Leave out all pictures and give back precisely the lines from the line with "Write the matplotlib code for this chart." to the line with "from matplotlib.patches import Arc, Wedge", including those two lines.

• [The input]
——

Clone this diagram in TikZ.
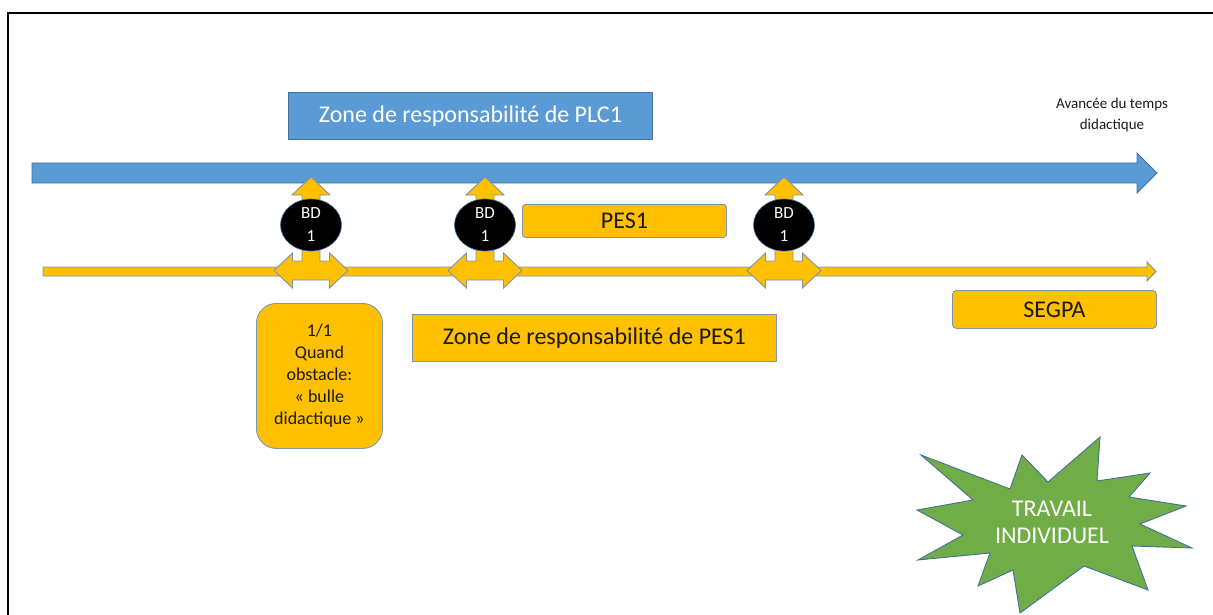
\documentclass[tikz,border=0pt]{standalone}
\usepackage{fontspec}
\setmainfont{Carlito}
\definecolor{bluefill}{HTML}{5B9BD5}
\definecolor{blueedge}{HTML}{41719C}
\definecolor{yelfill}{HTML}{FFC000}
\definecolor{yeledge}{RGB}{125,148,172}
\definecolor{greenfill}{HTML}{70AD47}
\definecolor{txt}{HTML}{1A1A1A}
\tikzset{
  bluebox/.style={draw=blueedge,fill=bluefill,line width=0.9pt,anchor=north west,inner sep=0pt,text=white},
  yelbox/.style={draw=yeledge,fill=yelfill,line width=0.9pt,anchor=north west,inner sep=0pt,text=txt},
  yelshape/.style={draw=yeledge,fill=yelfill,line width=0.9pt,line join=miter},
  blueshape/.style={draw=blueedge,fill=bluefill,line width=0.8pt},
  bdnode/.style={ellipse,fill=black,draw=blueedge,line width=0.6pt,minimum width=61pt,minimum height=52pt,inner sep=0pt,text=white,align=center,font=\fontsize{17}{23}\selectfont},
}
\usetikzlibrary{shapes.geometric}
\newcommand\lruarrow[1]{%
  \begin{scope}[shift={(#1,270.5)}]
    \path[yelshape] (-37,0) -- (-18.5,-17.5) -- (-18.5,-9.5) -- (-9,-9.5) -- (-9,-75.5) -- (-19,-75.5)
      -- (0,-93.5) -- (19,-75.5) -- (9,-75.5) -- (9,-9.5) -- (18.5,-9.5) -- (18.5,-17.5) -- (37,0)
      -- (18.5,17.5) -- (18.5,9.5) -- (-18.5,9.5) -- (-18.5,17.5) -- cycle;
  \end{scope}}
\begin{document}
\begin{tikzpicture}[x=1pt,y=-1pt]
\useasboundingbox (0,0) rectangle (1213,615);
% frame
\draw[line width=1.4pt] (8,615) -- (8,13) -- (1213,13);
% blue time arrow
\path[blueshape] (32,163) -- (1137,163) -- (1137,153) -- (1157,173) -- (1137,193) -- (1137,183) -- (32,183) -- cycle;
\node[bluebox,minimum width=364pt,minimum height=47pt,font=\fontsize{24}{28}\selectfont] (plc) at (288,92) {Zone de responsabilité de PLC1};
\node[text=txt,align=center,font=\fontsize{15}{21}\selectfont] (avance) at (1112,115) {Avancée du temps\\didactique};
% yellow line arrow
\path[yelshape] (43,267) -- (1147,267) -- (1147,262) -- (1156,271.5) -- (1147,281) -- (1147,276) -- (43,276) -- cycle;
% BD markers
\lruarrow{311}
\lruarrow{485}
\lruarrow{784}
\node[bdnode] (bd1) at (311,225) {BD\\1};
\node[bdnode] (bd2) at (485,225) {BD\\1};
\node[bdnode] (bd3) at (784,225) {BD\\1};
% boxes
\node[yelbox,rounded corners=3pt,minimum width=204pt,minimum height=33pt,font=\fontsize{24}{28}\selectfont] (pes) at (522,204) {PES1};
\node[yelbox,rounded corners=4pt,minimum width=204pt,minimum height=38pt,font=\fontsize{24}{28}\selectfont] (segpa) at (952,290) {SEGPA};
\node[yelbox,minimum width=364pt,minimum height=47pt,font=\fontsize{24}{28}\selectfont] (zpes) at (412,314) {Zone de responsabilité de PES1};
\node[yelbox,rounded corners=20pt,minimum width=126pt,minimum height=145pt,align=center,font=\fontsize{18}{22}\selectfont] (bulle) at (256,303) {1/1\\Quand\\obstacle:\\« bulle\\didactique »};
% starburst
\path[draw=blueedge,fill=greenfill,line width=0.9pt,line join=miter]
  (1100,437) -- (1097,481) -- (1150,473) -- (1129,497) -- (1186,506) -- (1140,524) -- (1192,548)
  -- (1132,546) -- (1148,590) -- (1084,566) -- (1020,613) -- (1013,570) -- (978,586) -- (990,553)
  -- (918,560) -- (963,535) -- (917,510) -- (973,500) -- (921,455) -- (1010,489) -- (1022,455)
  -- (1048,482) -- cycle;
\node[text=white,align=center,font=\fontsize{24}{27}\selectfont] (travail) at (1052,522) {TRAVAIL\\INDIVIDUEL};
\end{tikzpicture}
\end{document}
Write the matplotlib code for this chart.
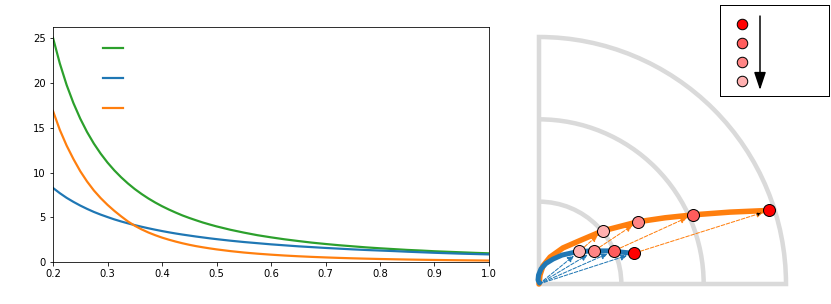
import numpy as np
import matplotlib
matplotlib.use("Agg")
import matplotlib.pyplot as plt
from matplotlib.patches import Arc, Wedge

# left panel: three decaying curves (finer sampling where they are steep)
x = [0.2000, 0.2125, 0.2250, 0.2375, 0.2500, 0.2625, 0.2750, 0.2875, 0.3000, 0.3125,
     0.3250, 0.3375, 0.3500, 0.3625, 0.3750, 0.3875, 0.4000, 0.4125, 0.4250, 0.4375,
     0.4500, 0.4625, 0.4750, 0.4875, 0.5000,
     0.525, 0.550, 0.575, 0.600, 0.625, 0.650, 0.675, 0.700, 0.725, 0.750,
     0.775, 0.800, 0.825, 0.850, 0.875, 0.900, 0.925, 0.950, 0.975, 1.000]
green = [25.00, 22.15, 19.75, 17.73, 16.00, 14.51, 13.22, 12.10, 11.11, 10.24,
         9.47, 8.78, 8.16, 7.61, 7.11, 6.66, 6.25, 5.88, 5.54, 5.22,
         4.94, 4.68, 4.43, 4.21, 4.00,
         3.63, 3.31, 3.02, 2.78, 2.56, 2.37, 2.19, 2.04, 1.90, 1.78,
         1.66, 1.56, 1.47, 1.38, 1.31, 1.23, 1.17, 1.11, 1.05, 1.00]
blue = [8.28, 7.70, 7.18, 6.73, 6.32, 5.95, 5.61, 5.31, 5.04, 4.78,
        4.55, 4.34, 4.14, 3.96, 3.79, 3.63, 3.48, 3.34, 3.21, 3.09,
        2.98, 2.87, 2.77, 2.67, 2.58,
        2.41, 2.26, 2.13, 2.00, 1.89, 1.78, 1.69, 1.60, 1.52, 1.44,
        1.37, 1.31, 1.25, 1.18, 1.12, 1.06, 1.01, 0.96, 0.92, 0.88]
orange = [16.85, 14.75, 13.00, 11.50, 10.15, 9.00, 8.00, 7.15, 6.40, 5.73,
          5.12, 4.55, 4.07, 3.67, 3.32, 3.02, 2.75, 2.52, 2.31, 2.12,
          1.95, 1.80, 1.67, 1.55, 1.44,
          1.25, 1.09, 0.96, 0.85, 0.754, 0.673, 0.603, 0.543, 0.490, 0.444,
          0.404, 0.368, 0.337, 0.309, 0.284, 0.262, 0.242, 0.224, 0.208, 0.193]

# right panel: two trajectories and four marked states (strongest first)
blue_path_x = [0.002, -0.004, -0.002, 0.008, 0.028, 0.057, 0.093, 0.142, 0.206, 0.287, 0.383]
blue_path_y = [0.004, 0.016, 0.036, 0.061, 0.083, 0.101, 0.117, 0.128, 0.134, 0.134, 0.124]
orange_path_x = [0.000, 0.004, 0.016, 0.045, 0.097, 0.166, 0.258, 0.401, 0.510, 0.624, 0.773, 0.933]
orange_path_y = [0.000, 0.036, 0.073, 0.109, 0.146, 0.176, 0.215, 0.252, 0.268, 0.280, 0.291, 0.298]
blue_pts_x = [0.383, 0.303, 0.221, 0.163]
blue_pts_y = [0.124, 0.134, 0.133, 0.132]
orange_pts_x = [0.933, 0.624, 0.401, 0.258]
orange_pts_y = [0.298, 0.280, 0.252, 0.215]
shades = ['#ff0000', '#ff5c5c', '#ff8585', '#ffb0b0']
head_colors = ['black', 'tab:orange', 'tab:orange', 'tab:orange']
radii = [1/3, 2/3]

W, H = 831, 304
fig = plt.figure(figsize=(W/72, H/72), dpi=72)

ax = fig.add_axes([53/W, 1 - 262.3/H, 436/W, 235.6/H])
l1, = ax.plot(x, green, color='tab:green', lw=2.2)
l2, = ax.plot(x, blue, color='tab:blue', lw=2.2)
l3, = ax.plot(x, orange, color='tab:orange', lw=2.2)
ax.set_xlim(0.2, 1.0)
ax.set_ylim(bottom=0)
ax.set_xticks(np.arange(0.2, 1.01, 0.1))
ax.legend([l1, l2, l3], ['', '', ''], loc='upper left', bbox_to_anchor=(41/436, 0.967),
          frameon=False, borderaxespad=0, borderpad=0.9, labelspacing=2.0,
          handlelength=2.0)

# quarter-circle diagram
ax2 = fig.add_axes([526.65/W, 1 - 296.35/H, 271.7/W, 271.7/H])
ax2.set_xlim(-0.05, 1.05)
ax2.set_ylim(-0.05, 1.05)
ax2.axis('off')
gray = '#dadada'
ax2.add_patch(Wedge((0, 0), 1, 0, 90, fill=False, ec=gray, lw=4.5, joinstyle='miter'))
for r in radii:
    ax2.add_patch(Arc((0, 0), 2*r, 2*r, theta1=0, theta2=90, color=gray, lw=4.5))

ax2.plot(orange_path_x, orange_path_y, color='tab:orange', lw=5.5, solid_capstyle='round', zorder=3)
ax2.plot(blue_path_x, blue_path_y, color='tab:blue', lw=5, solid_capstyle='round', zorder=3)

for i in range(4):
    ax2.annotate('', xy=(blue_pts_x[i], blue_pts_y[i]), xytext=(0, 0),
                 arrowprops=dict(arrowstyle='-|>', ls='--', lw=1, color='tab:blue',
                                 shrinkA=0, shrinkB=7, mutation_scale=13), zorder=4)
    ax2.annotate('', xy=(orange_pts_x[i], orange_pts_y[i]), xytext=(blue_pts_x[i], blue_pts_y[i]),
                 arrowprops=dict(arrowstyle='-|>', ls='--', lw=1, ec='tab:orange',
                                 fc=head_colors[i], shrinkA=7, shrinkB=7, mutation_scale=13),
                 zorder=4)

for i in range(4):
    ax2.plot(blue_pts_x[i], blue_pts_y[i], 'o', ms=12, mfc=shades[i], mec='black', mew=1, zorder=5)
    ax2.plot(orange_pts_x[i], orange_pts_y[i], 'o', ms=12, mfc=shades[i], mec='black', mew=1, zorder=5)

# key box
ax3 = fig.add_axes([720/W, 1 - 96/H, 109/W, 91/H])
ax3.set_xlim(0, 1)
ax3.set_ylim(0, 1)
ax3.set_xticks([])
ax3.set_yticks([])
for s in ax3.spines.values():
    s.set_color('black')
    s.set_linewidth(1)
key_y = [0.791, 0.582, 0.374, 0.165]
for i in range(4):
    ax3.plot(0.202, key_y[i], 'o', ms=10.5, mfc=shades[i], mec='black', mew=1)
ax3.annotate('', xy=(0.367, 0.066), xytext=(0.367, 0.879),
             arrowprops=dict(arrowstyle='-|>,head_length=0.6,head_width=0.2', lw=1.5,
                             color='black', shrinkA=0, shrinkB=0, mutation_scale=25))

fig.savefig('out.png', dpi=72)
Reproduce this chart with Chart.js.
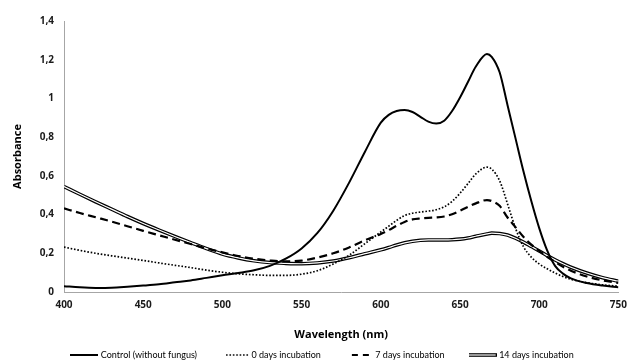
<!DOCTYPE html>
<html>
<head>
<meta charset="utf-8">
<script src="https://cdn.jsdelivr.net/npm/chart.js@4"></script>
<style>
html,body{margin:0;padding:0;background:#fff;}
#wrap{width:634px;height:363px;}
</style>
</head>
<body>
<div id="wrap"><canvas id="c" width="634" height="363"></canvas></div>
<script>
// ---- data ----
const wavelengths = [400,410,420,430,440,450,460,470,480,490,500,510,520,530,540,550,560,570,580,590,600,605,610,615,620,625,630,635,640,645,650,655,660,667,670,675,680,685,690,695,700,705,710,715,720,730,740,750];
const seriesLabels = ['Control (without fungus)','0 days incubation','7 days incubation','14 days incubation'];
const control = [0.030,0.024,0.021,0.022,0.027,0.033,0.040,0.050,0.060,0.073,0.086,0.098,0.112,0.135,0.172,0.225,0.305,0.420,0.565,0.725,0.875,0.915,0.935,0.940,0.930,0.905,0.880,0.870,0.885,0.935,1.005,1.085,1.165,1.230,1.215,1.135,0.965,0.795,0.625,0.470,0.330,0.215,0.135,0.095,0.070,0.046,0.033,0.025];
const days0 = [0.232,0.215,0.200,0.187,0.175,0.163,0.150,0.138,0.126,0.113,0.102,0.094,0.089,0.086,0.086,0.092,0.110,0.145,0.190,0.250,0.310,0.340,0.370,0.395,0.407,0.413,0.418,0.425,0.440,0.468,0.510,0.560,0.610,0.645,0.635,0.575,0.455,0.330,0.235,0.180,0.145,0.120,0.098,0.080,0.066,0.048,0.037,0.030];
const days7 = [0.432,0.408,0.386,0.364,0.340,0.316,0.293,0.270,0.248,0.225,0.205,0.186,0.172,0.163,0.158,0.162,0.178,0.200,0.230,0.268,0.300,0.320,0.342,0.362,0.375,0.380,0.383,0.385,0.390,0.402,0.420,0.440,0.458,0.475,0.470,0.445,0.385,0.335,0.285,0.245,0.212,0.182,0.155,0.130,0.110,0.080,0.060,0.047];
const days14 = [0.545,0.505,0.466,0.428,0.390,0.354,0.320,0.287,0.255,0.224,0.196,0.176,0.161,0.152,0.148,0.146,0.150,0.160,0.177,0.198,0.218,0.230,0.243,0.254,0.262,0.267,0.269,0.269,0.269,0.270,0.273,0.279,0.288,0.300,0.304,0.302,0.294,0.278,0.258,0.235,0.212,0.188,0.166,0.146,0.128,0.098,0.074,0.056];
const xTickValues = [400,450,500,550,600,650,700,750];
const yTickLabels = ['0','0,2','0,4','0,6','0,8','1','1,2','1,4'];

const pts = arr => wavelengths.map((w, i) => ({x: w, y: arr[i]}));

// ---- legend line samples ----
function sample(draw) {
  const c = document.createElement('canvas');
  c.width = 28; c.height = 6;
  const g = c.getContext('2d');
  g.strokeStyle = '#000';
  draw(g);
  return c;
}
const legendImgs = [
  sample(g => { g.lineWidth = 2; g.beginPath(); g.moveTo(0,3); g.lineTo(28,3); g.stroke(); }),
  sample(g => { g.lineWidth = 1.6; g.setLineDash([1.6,1.8]); g.beginPath(); g.moveTo(5,3); g.lineTo(28,3); g.stroke(); }),
  sample(g => { g.lineWidth = 2.2; g.beginPath(); g.moveTo(7,3); g.lineTo(13,3); g.moveTo(18,3); g.lineTo(24,3); g.stroke(); }),
  sample(g => { g.lineWidth = 3.6; g.beginPath(); g.moveTo(0,3); g.lineTo(28,3); g.stroke();
                g.strokeStyle = '#fff'; g.lineWidth = 1.2; g.beginPath(); g.moveTo(0,3); g.lineTo(27,3); g.stroke(); })
];

const LEGEND_PAD = 26;
const legendPatch = {
  id: 'legendPatch',
  beforeLayout(chart) {
    const lg = chart.legend;
    if (lg && !lg._patched) {
      const f = lg.fit;
      lg.fit = function () { f.call(this); this.height = 22; };
      lg._patched = true;
    }
  },
  afterLayout(chart) {
    const lg = chart.legend;
    if (!lg) return;
    lg.top = 355 - LEGEND_PAD - 4.5; lg.bottom = 363;
    lg.left += 12; lg.right += 12;
  }
};

const common = {fill: false, pointRadius: 0, pointHoverRadius: 0, cubicInterpolationMode: 'monotone', borderColor: '#000'};
const boldFont = "'Open Sans', 'Noto Sans', sans-serif";

new Chart(document.getElementById('c'), {
  type: 'line',
  data: {
    datasets: [
      Object.assign({}, common, {label: seriesLabels[0], data: pts(control), borderWidth: 2, order: 0}),
      Object.assign({}, common, {label: seriesLabels[1], data: pts(days0), borderWidth: 1.7, borderDash: [1.6, 1.8], order: 1}),
      Object.assign({}, common, {label: seriesLabels[2], data: pts(days7), borderWidth: 2.2, borderDash: [8, 4.5], order: 2}),
      Object.assign({}, common, {label: seriesLabels[3], data: pts(days14), borderWidth: 3.6, order: 4}),
      Object.assign({}, common, {label: 'inner', data: pts(days14), borderWidth: 1.2, borderColor: '#fff', order: 3})
    ]
  },
  options: {
    responsive: false,
    animation: false,
    devicePixelRatio: 1,
    layout: {padding: {top: 21, right: 12, left: 0, bottom: 0}},
    plugins: {
      tooltip: {enabled: false},
      legend: {
        position: 'bottom',
        labels: {
          usePointStyle: true,
          pointStyleWidth: 24,
          padding: LEGEND_PAD,
          color: '#000',
          font: {family: 'Lato', size: 9},
          filter: item => item.datasetIndex !== 4,
          sort: (a, b) => a.datasetIndex - b.datasetIndex,
          generateLabels: chart => {
            const items = Chart.defaults.plugins.legend.labels.generateLabels(chart);
            items.forEach(it => { if (legendImgs[it.datasetIndex]) it.pointStyle = legendImgs[it.datasetIndex]; });
            return items;
          }
        }
      }
    },
    scales: {
      x: {
        type: 'linear',
        min: xTickValues[0],
        max: xTickValues[xTickValues.length - 1],
        border: {display: true, color: '#a6a6a6', width: 1},
        grid: {display: false, drawTicks: false},
        afterBuildTicks: s => { s.ticks = xTickValues.map(v => ({value: v})); },
        ticks: {padding: 7, color: '#1a1a1a', maxRotation: 0, autoSkip: false, font: {family: boldFont, size: 10, weight: 'bold'}},
        title: {display: true, text: 'Wavelength (nm)', color: '#000', padding: {top: 0, bottom: 0}, font: {family: boldFont, size: 11, weight: 'bold'}},
        afterFit: s => { s.height = 49; }
      },
      y: {
        min: 0,
        max: 1.4,
        border: {display: true, color: '#a6a6a6', width: 1},
        grid: {display: false, drawTicks: false},
        ticks: {stepSize: 0.2, padding: 10, color: '#1a1a1a', font: {family: boldFont, size: 10, weight: 'bold'},
                callback: v => yTickLabels[Math.round(v / 0.2)]},
        title: {display: true, text: 'Absorbance', color: '#000', padding: {top: 11, bottom: 0}, font: {family: boldFont, size: 11, weight: 'bold'}},
        afterFit: s => { s.width = 64; }
      }
    }
  },
  plugins: [legendPatch]
});
</script>
</body>
</html>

——

• [Answer to the task]
Write the matplotlib code for this chart.
import numpy as np
import matplotlib
matplotlib.use("Agg")
import matplotlib.pyplot as plt
from matplotlib.patches import Arc, Wedge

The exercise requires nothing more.